23.9.24

A Gaffe garbosa

 

There are many things in your heart you can never tell another person. They are you, your private joys and sorrows, and you can never tell them. You cheapen yourself, the inside of yourself, when you tell them.

Greta Garbo

Li há muito pouco tempo uma espécie de biografia de Greta Garbo.

Digo espécie porque é idiota pensar que alguém pode entender o que foi esta mulher e descrever com alguma exactidão o seu percurso, as suas vivências e aquela modalidade de Fado distante e gelado que sempre a acompanhou.

O interessante é que a dada altura é narrado o episódio em que a actriz revela um dos seus segredos. Em Ninotchka, de 1939, dirigida por Ernst Lubitsch, Garbo não consegue a expressão que o realizador exige para determinada cena. Repete-se até à exaustão o take e a actriz reconhece que não é capaz de reproduzir no rosto aquilo que Lubitsch acha necessário. Nenhuma expressão é a exacta.
Garbo desiste e decide não fazer qualquer expressão. Nenhum músculo se move. O rosto permanece imóvel, impávido, isento de qualquer poeira de emoção ou reprodução de sentimento e é então encontrado o registo certo.
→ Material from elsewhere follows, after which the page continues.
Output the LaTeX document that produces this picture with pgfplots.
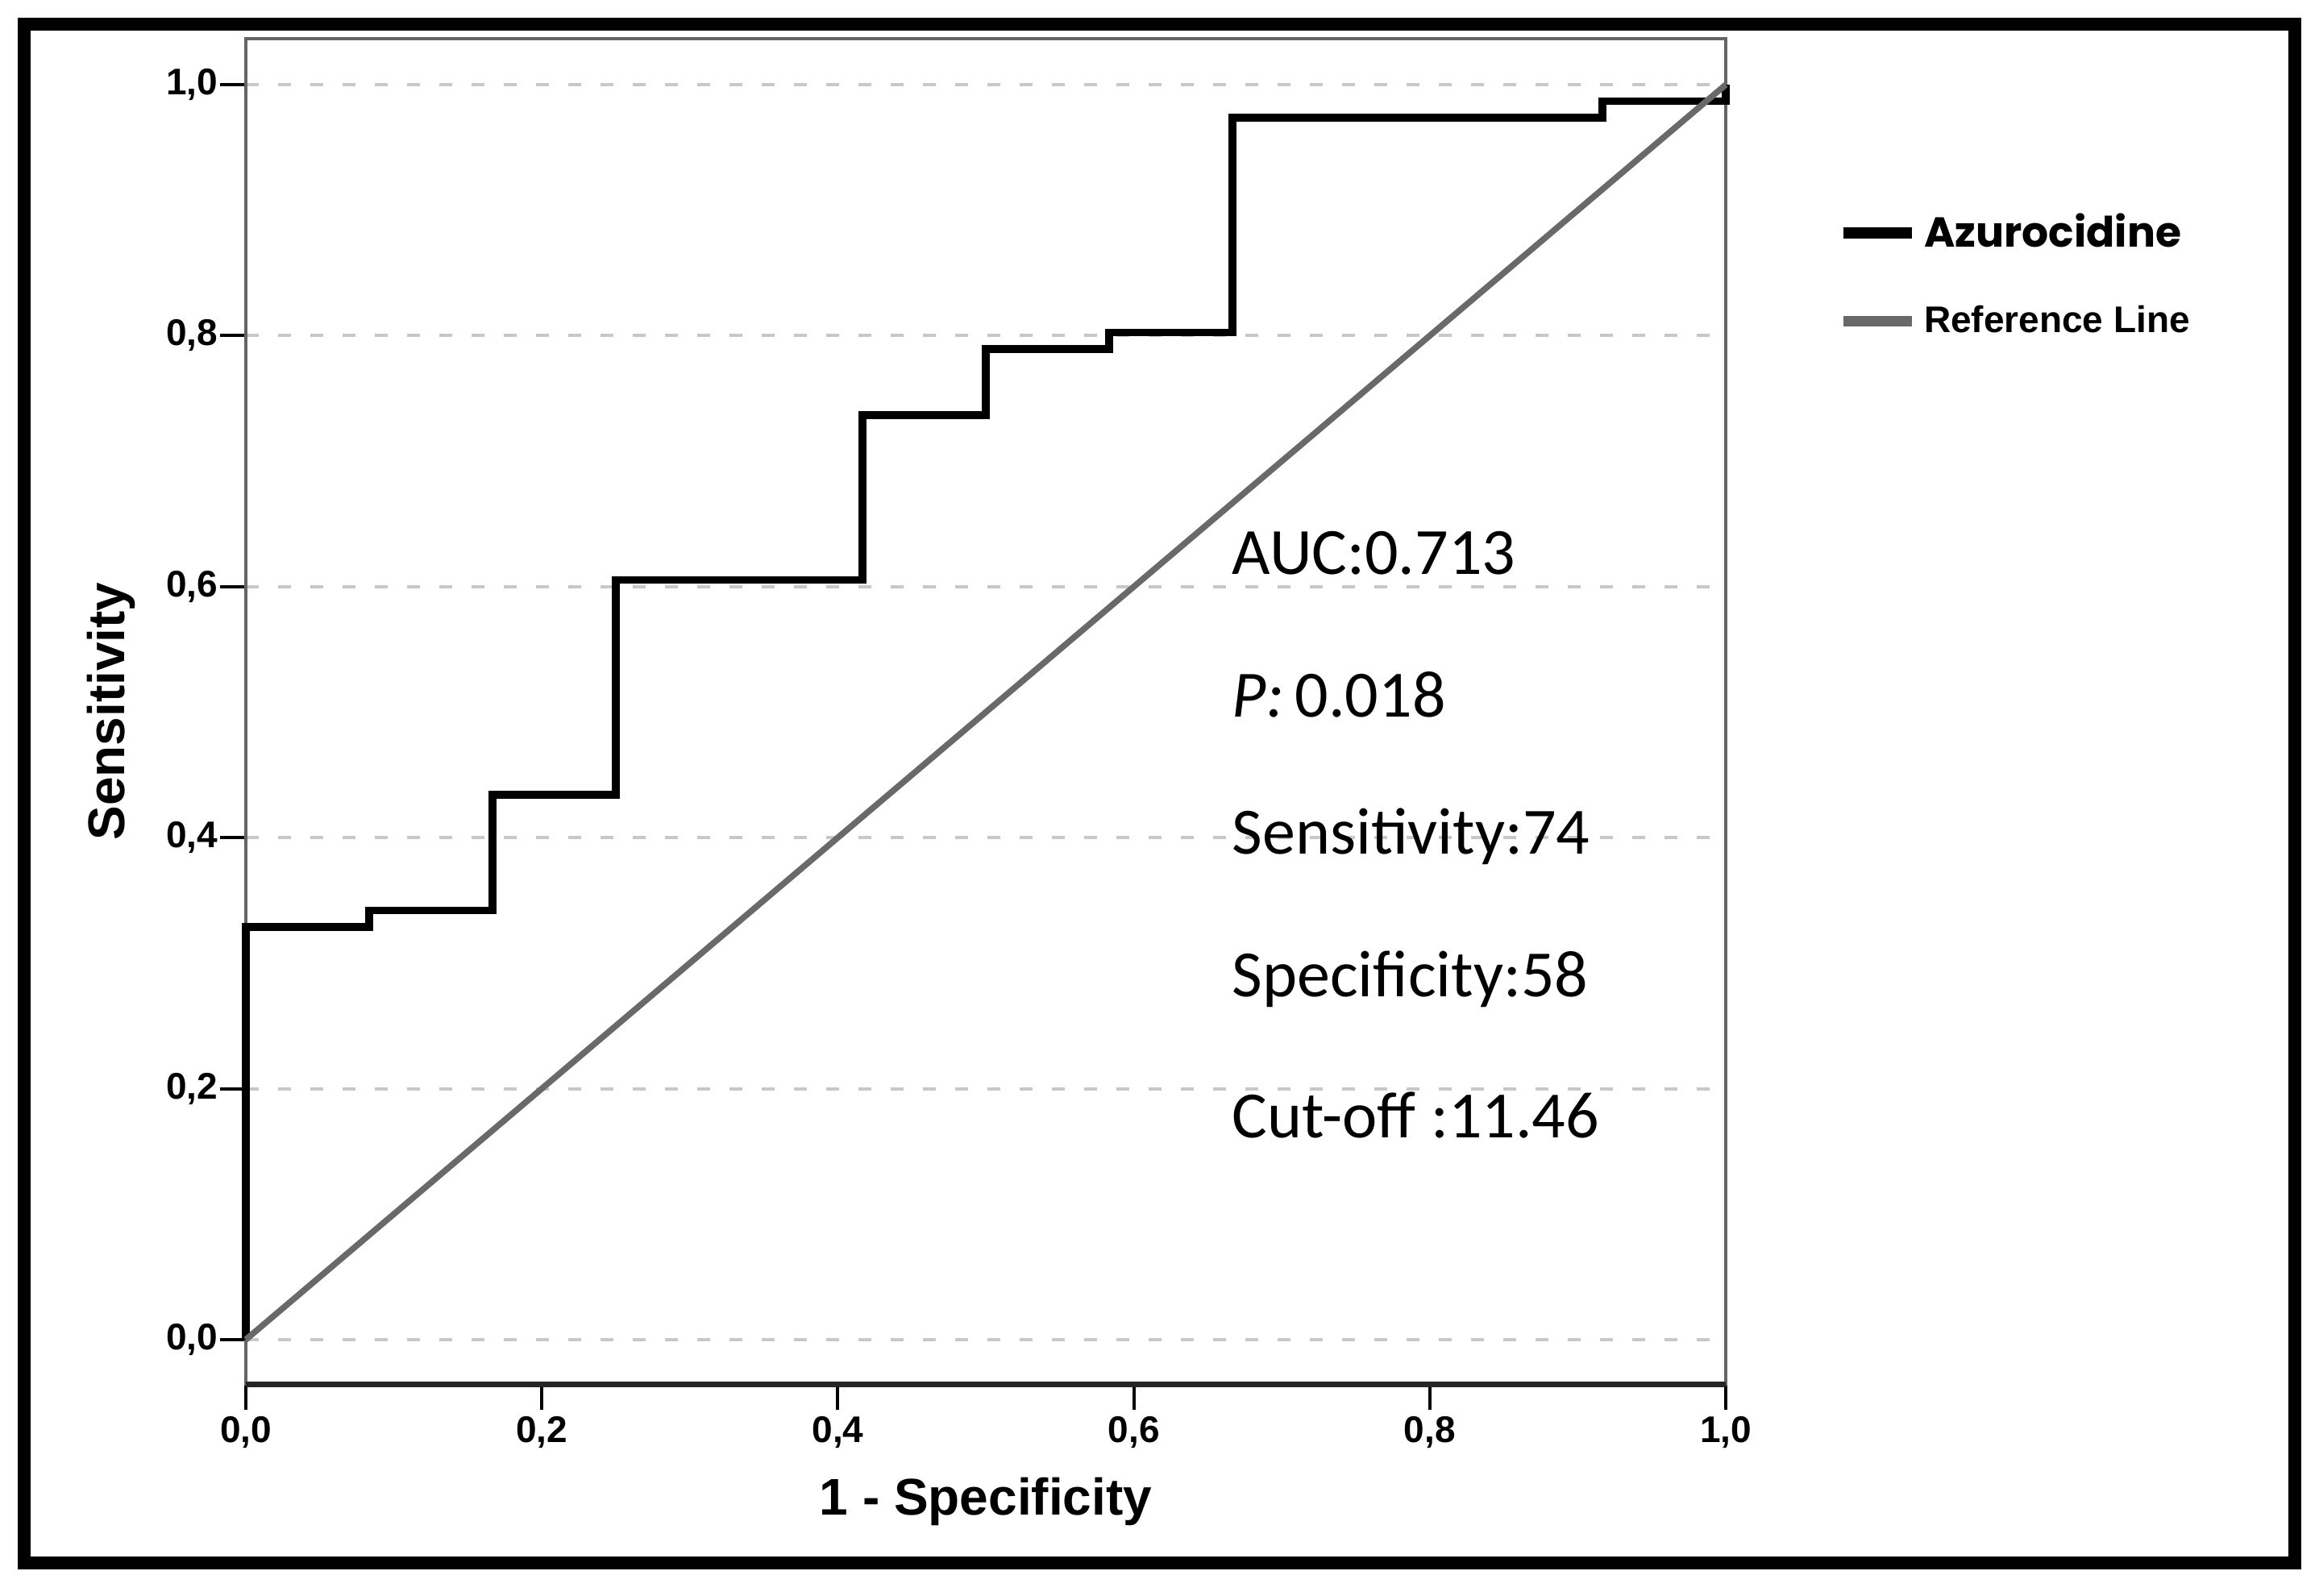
\documentclass[border=0pt]{standalone}
\usepackage{fontspec}
\setmainfont{Liberation Sans}
\newfontfamily\carlito{Carlito}
\newfontfamily\poppins{Poppins}
\usepackage{pgfplots}
\pgfplotsset{compat=1.18}
\definecolor{refgray}{RGB}{105,105,105}
\definecolor{gridgray}{RGB}{200,200,200}
\definecolor{axgray}{RGB}{100,100,100}
\begin{document}
\begin{tikzpicture}
\useasboundingbox (-76.25pt,-65.5pt) rectangle (643pt,429.25pt);
\fill[white] (-76.25pt,-65.5pt) rectangle (643pt,429.25pt);
\begin{axis}[
  scale only axis, width=459pt, height=417.25pt,
  xmin=0, xmax=1, ymin=-0.0354, ymax=1.0367,
  xtick={0,0.2,0.4,0.6,0.8,1}, ytick={0,0.2,0.4,0.6,0.8,1},
  tick pos=left, tick align=outside, major tick length=8pt,
  tick style={line width=1pt, black},
  axis line style={line width=0.9pt, draw=axgray},
  ymajorgrids, grid style={gridgray, line width=1pt, dash pattern=on 4pt off 6pt},
  xticklabel={\pgfmathprintnumber[use comma,fixed,fixed zerofill,precision=1,assume math mode=true]{\tick}},
  yticklabel={\pgfmathprintnumber[use comma,fixed,fixed zerofill,precision=1,assume math mode=true]{\tick}},
  ticklabel style={font=\bfseries\fontsize{11.5}{13}\selectfont, inner sep=0.5pt},
  xticklabel style={inner ysep=1.8pt},
  xlabel={1 - Specificity}, ylabel={Sensitivity},
  label style={font=\bfseries\fontsize{16}{19}\selectfont},
  xlabel style={at={(axis description cs:0.5,-0.0875)}, anchor=center},
  ylabel style={at={(axis description cs:-0.091,0.5)}, anchor=center},
  clip=false,
  legend style={at={(axis description cs:1.0757,0.824)}, anchor=west, draw=none, fill=none,
    inner sep=0pt, row sep=14.5pt, nodes={inner xsep=2pt, inner ysep=1pt}},
  legend cell align=left,
  legend image code/.code={\draw[#1] (0pt,0pt) -- (21.25pt,0pt);},
]
\addplot[black, line width=2.4pt, line join=miter, legend image post style={line width=3.3pt}] coordinates {
 (0,0) (0,0.3289) (0.0833,0.3289) (0.0833,0.3421) (0.1667,0.3421) (0.1667,0.4342)
 (0.25,0.4342) (0.25,0.6053) (0.4167,0.6053) (0.4167,0.7368) (0.5,0.7368) (0.5,0.7895)
 (0.5833,0.7895) (0.5833,0.8026) (0.6667,0.8026) (0.6667,0.9737) (0.9167,0.9737)
 (0.9167,0.9868) (1,0.9868) (1,1)
};
\addlegendentry{\poppins\bfseries\fontsize{13}{16}\selectfont Azurocidine}
\addplot[refgray, line width=1.9pt, legend image post style={line width=3.3pt}] coordinates {(0,0) (1,1)};
\addlegendentry{\bfseries\fontsize{11.5}{13}\selectfont Reference Line}
\draw[line width=1.75pt, black!85] (rel axis cs:0,0) -- (rel axis cs:1,0);
\begin{scope}[every node/.style={anchor=base west, inner sep=0pt, font=\carlito\fontsize{20.5}{24}\selectfont}]
\node at (axis cs:0.6661,0.610) {AUC:0.713};
\node at (axis cs:0.6661,0.496) {\textit{P:}\,0.018};
\node at (axis cs:0.6661,0.387) {Sensitivity:74};
\node at (axis cs:0.6661,0.273) {Specificity:58};
\node at (axis cs:0.6661,0.161) {Cut-off :11.46};
\end{scope}
\end{axis}
\draw[line width=4pt] (-68.75pt,-55.5pt) rectangle (635.5pt,421.75pt);
\end{tikzpicture}
\end{document}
Parece que Lubitsch teve um orgasmo - não documentado.

Isto é fascinante. O rosto impávido de Garbo torna-se máscara onde é possível inscrever todas as emoções que transportamos e serve, como um espelho, cada uma das miríades de partículas de emoções latentes em cada um de nós.

Garbo é um Mito também por isto. Por se ter tornado o rosto que a alma que cada um de nós quer ver ao espelho.

Olho para Garbo e lembro-me da história que contavam.

O segredo do rosto de Garbo é - talvez seja -, simplesmente o facto dele, rosto, residir na plataforma das máscaras e como tal poder ser lido através de projecções.
Olhar para o seu rosto, sobretudo quando silencioso, é desbravar as infinitas possibilidades da dignidade e da dimensão humana.

A tentação da máscara - a máscara antiga, por exemplo - implica talvez não tanto o tema do oculto - caso das mascarilhas italianas -, como o de um arquétipo do rosto humano. Garbo dava a ver uma espécie de ideia platónica da criatura e é isso que explica que o seu rosto seja quase assexuado, sem todavia ser ambíguo.
 
O rosto de Garbo é a encarnação da Ideia.